### JOB
Leave every picture out and write out the records below exactly.

[Code that draws figures]
....

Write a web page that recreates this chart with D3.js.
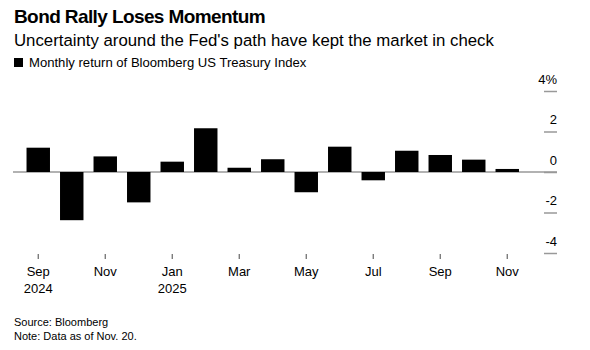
<!DOCTYPE html>
<html>
<head>
<meta charset="utf-8">
<script src="https://cdn.jsdelivr.net/npm/d3@7"></script>
<style>
  body { margin: 0; background: #fff; }
  svg { display: block; font-family: "Liberation Sans", Arial, sans-serif; }
  .axis text { fill: #000; }
</style>
</head>
<body>
<svg width="590" height="350"></svg>
<script>
const months = ['Sep 2024', 'Oct 2024', 'Nov 2024', 'Dec 2024', 'Jan 2025', 'Feb 2025', 'Mar 2025',
  'Apr 2025', 'May 2025', 'Jun 2025', 'Jul 2025', 'Aug 2025', 'Sep 2025', 'Oct 2025', 'Nov 2025'];
const returns = [1.2, -2.38, 0.77, -1.5, 0.51, 2.16, 0.21, 0.63, -1.0, 1.25, -0.41, 1.05, 0.84, 0.61, 0.15];
const xTicks = ['Sep 2024', 'Nov 2024', 'Jan 2025', 'Mar 2025', 'May 2025', 'Jul 2025', 'Sep 2025', 'Nov 2025'];
const yTicks = [-4, -2, 0, 2, 4];

const svg = d3.select('svg');

// header
svg.append('text').attr('x', 14).attr('y', 23)
  .style('font-size', '19px').style('font-weight', 'bold').style('letter-spacing', '-0.6px')
  .text('Bond Rally Loses Momentum');
svg.append('text').attr('x', 14).attr('y', 46)
  .style('font-size', '16.8px')
  .text("Uncertainty around the Fed's path have kept the market in check");
svg.append('rect').attr('x', 14).attr('y', 58).attr('width', 9).attr('height', 9).attr('fill', '#000');
svg.append('text').attr('x', 29).attr('y', 67)
  .style('font-size', '13.1px')
  .text('Monthly return of Bloomberg US Treasury Index');

const x = d3.scaleBand()
  .domain(months)
  .range([21.5, 524])
  .paddingInner(0.3)
  .paddingOuter(0.15);

const y = d3.scaleLinear()
  .domain([-4, 4])
  .range([253, 91]);

// y axis
const yAxis = svg.append('g').attr('class', 'axis')
  .attr('transform', 'translate(544,0)')
  .call(d3.axisRight(y).tickValues(yTicks).tickSize(13).tickFormat(''));
yAxis.select('.domain').remove();
yAxis.selectAll('.tick line').attr('stroke', '#999').attr('stroke-width', 1.5);
yAxis.selectAll('.tick').append('text')
  .attr('x', 13).attr('y', -8)
  .attr('text-anchor', 'end')
  .style('font-size', '13px')
  .each(function(d) {
    const t = d3.select(this);
    t.append('tspan').text(d < 0 ? '-' + Math.abs(d) : d);
    if (d === 4) t.append('tspan').text('%');
  });
yAxis.selectAll('.tick').filter(d => d === 4).select('text')
  .attr('text-anchor', 'start').attr('x', 4);

// zero line
svg.append('line')
  .attr('x1', 13).attr('x2', 557)
  .attr('y1', y(0)).attr('y2', y(0))
  .attr('stroke', '#999').attr('stroke-width', 1.5);

// bars
svg.append('g').selectAll('rect').data(months)
  .enter().append('rect')
  .attr('x', d => x(d))
  .attr('width', x.bandwidth())
  .attr('y', (d, i) => y(Math.max(0, returns[i])))
  .attr('height', (d, i) => Math.abs(y(returns[i]) - y(0)))
  .attr('fill', '#000');

// x axis
const xAxis = svg.append('g').attr('class', 'axis')
  .attr('transform', 'translate(0,254)')
  .call(d3.axisBottom(x).tickValues(xTicks).tickSize(5).tickFormat(''));
xAxis.select('.domain').remove();
xAxis.selectAll('.tick line').attr('stroke', '#666').attr('stroke-width', 1.2);
xAxis.selectAll('.tick').append('text')
  .attr('text-anchor', 'middle')
  .style('font-size', '13px')
  .each(function(d) {
    const [m, yr] = d.split(' ');
    const t = d3.select(this);
    t.append('tspan').attr('x', 0).attr('y', 22).text(m);
    if (m === 'Sep' && yr === '2024' || m === 'Jan') {
      t.append('tspan').attr('x', 0).attr('y', 39).text(yr);
    }
  });

// footer
svg.append('text').attr('x', 14).attr('y', 326)
  .style('font-size', '11px').text('Source: Bloomberg');
svg.append('text').attr('x', 14).attr('y', 340)
  .style('font-size', '11px').text('Note: Data as of Nov. 20.');
</script>
</body>
</html>
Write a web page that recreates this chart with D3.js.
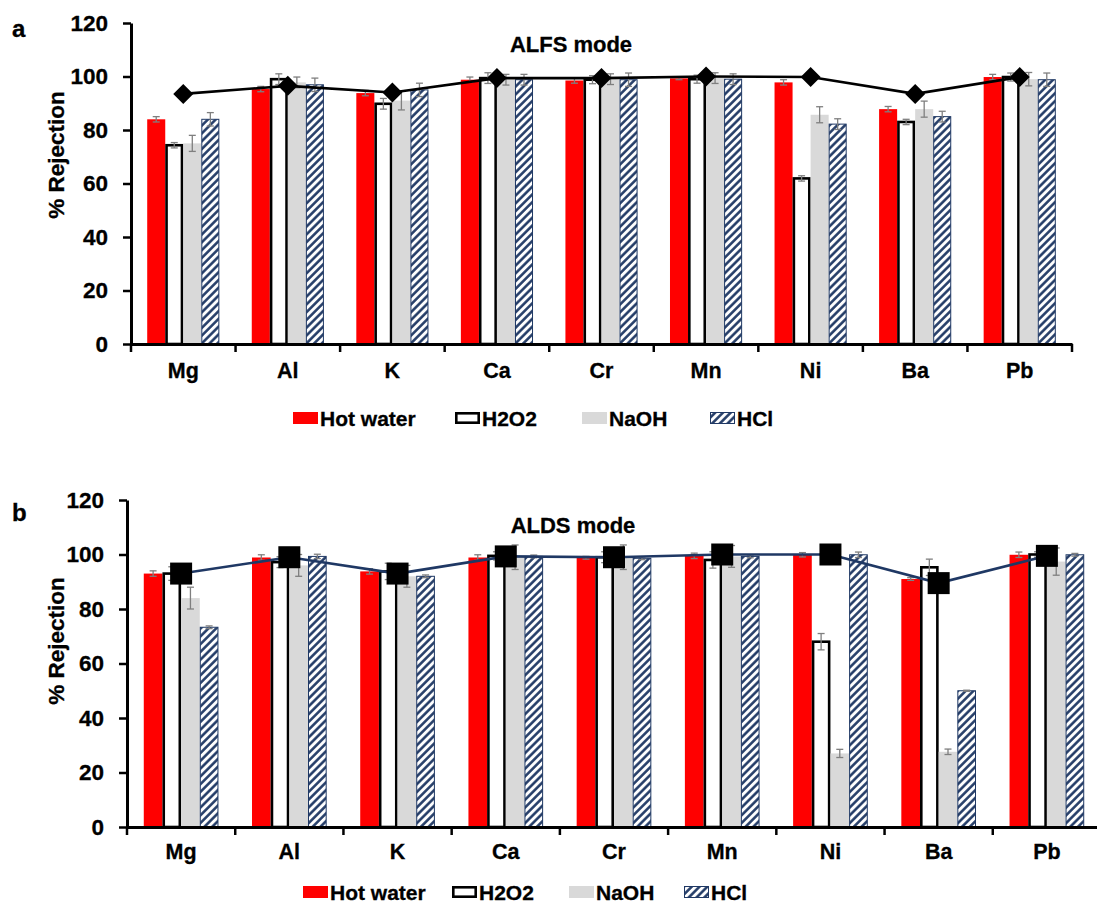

....

### FINAL RESULT
Write a web page that recreates this chart with D3.js.
<!DOCTYPE html>
<html>
<head>
<meta charset="utf-8">
<script src="https://cdn.jsdelivr.net/npm/d3@7"></script>
<style>
  body { margin: 0; background: #fff; }
  svg { display: block; font-family: "Liberation Sans", Arial, sans-serif; }
  .axis text { fill: #000; }
</style>
</head>
<body>
<svg width="590" height="350"></svg>
<script>
const months = ['Sep 2024', 'Oct 2024', 'Nov 2024', 'Dec 2024', 'Jan 2025', 'Feb 2025', 'Mar 2025',
  'Apr 2025', 'May 2025', 'Jun 2025', 'Jul 2025', 'Aug 2025', 'Sep 2025', 'Oct 2025', 'Nov 2025'];
const returns = [1.2, -2.38, 0.77, -1.5, 0.51, 2.16, 0.21, 0.63, -1.0, 1.25, -0.41, 1.05, 0.84, 0.61, 0.15];
const xTicks = ['Sep 2024', 'Nov 2024', 'Jan 2025', 'Mar 2025', 'May 2025', 'Jul 2025', 'Sep 2025', 'Nov 2025'];
const yTicks = [-4, -2, 0, 2, 4];

const svg = d3.select('svg');

// header
svg.append('text').attr('x', 14).attr('y', 23)
  .style('font-size', '19px').style('font-weight', 'bold').style('letter-spacing', '-0.6px')
  .text('Bond Rally Loses Momentum');
svg.append('text').attr('x', 14).attr('y', 46)
  .style('font-size', '16.8px')
  .text("Uncertainty around the Fed's path have kept the market in check");
svg.append('rect').attr('x', 14).attr('y', 58).attr('width', 9).attr('height', 9).attr('fill', '#000');
svg.append('text').attr('x', 29).attr('y', 67)
  .style('font-size', '13.1px')
  .text('Monthly return of Bloomberg US Treasury Index');

const x = d3.scaleBand()
  .domain(months)
  .range([21.5, 524])
  .paddingInner(0.3)
  .paddingOuter(0.15);

const y = d3.scaleLinear()
  .domain([-4, 4])
  .range([253, 91]);

// y axis
const yAxis = svg.append('g').attr('class', 'axis')
  .attr('transform', 'translate(544,0)')
  .call(d3.axisRight(y).tickValues(yTicks).tickSize(13).tickFormat(''));
yAxis.select('.domain').remove();
yAxis.selectAll('.tick line').attr('stroke', '#999').attr('stroke-width', 1.5);
yAxis.selectAll('.tick').append('text')
  .attr('x', 13).attr('y', -8)
  .attr('text-anchor', 'end')
  .style('font-size', '13px')
  .each(function(d) {
    const t = d3.select(this);
    t.append('tspan').text(d < 0 ? '-' + Math.abs(d) : d);
    if (d === 4) t.append('tspan').text('%');
  });
yAxis.selectAll('.tick').filter(d => d === 4).select('text')
  .attr('text-anchor', 'start').attr('x', 4);

// zero line
svg.append('line')
  .attr('x1', 13).attr('x2', 557)
  .attr('y1', y(0)).attr('y2', y(0))
  .attr('stroke', '#999').attr('stroke-width', 1.5);

// bars
svg.append('g').selectAll('rect').data(months)
  .enter().append('rect')
  .attr('x', d => x(d))
  .attr('width', x.bandwidth())
  .attr('y', (d, i) => y(Math.max(0, returns[i])))
  .attr('height', (d, i) => Math.abs(y(returns[i]) - y(0)))
  .attr('fill', '#000');

// x axis
const xAxis = svg.append('g').attr('class', 'axis')
  .attr('transform', 'translate(0,254)')
  .call(d3.axisBottom(x).tickValues(xTicks).tickSize(5).tickFormat(''));
xAxis.select('.domain').remove();
xAxis.selectAll('.tick line').attr('stroke', '#666').attr('stroke-width', 1.2);
xAxis.selectAll('.tick').append('text')
  .attr('text-anchor', 'middle')
  .style('font-size', '13px')
  .each(function(d) {
    const [m, yr] = d.split(' ');
    const t = d3.select(this);
    t.append('tspan').attr('x', 0).attr('y', 22).text(m);
    if (m === 'Sep' && yr === '2024' || m === 'Jan') {
      t.append('tspan').attr('x', 0).attr('y', 39).text(yr);
    }
  });

// footer
svg.append('text').attr('x', 14).attr('y', 326)
  .style('font-size', '11px').text('Source: Bloomberg');
svg.append('text').attr('x', 14).attr('y', 340)
  .style('font-size', '11px').text('Note: Data as of Nov. 20.');
</script>
</body>
</html>
Write a web page that recreates this chart with D3.js.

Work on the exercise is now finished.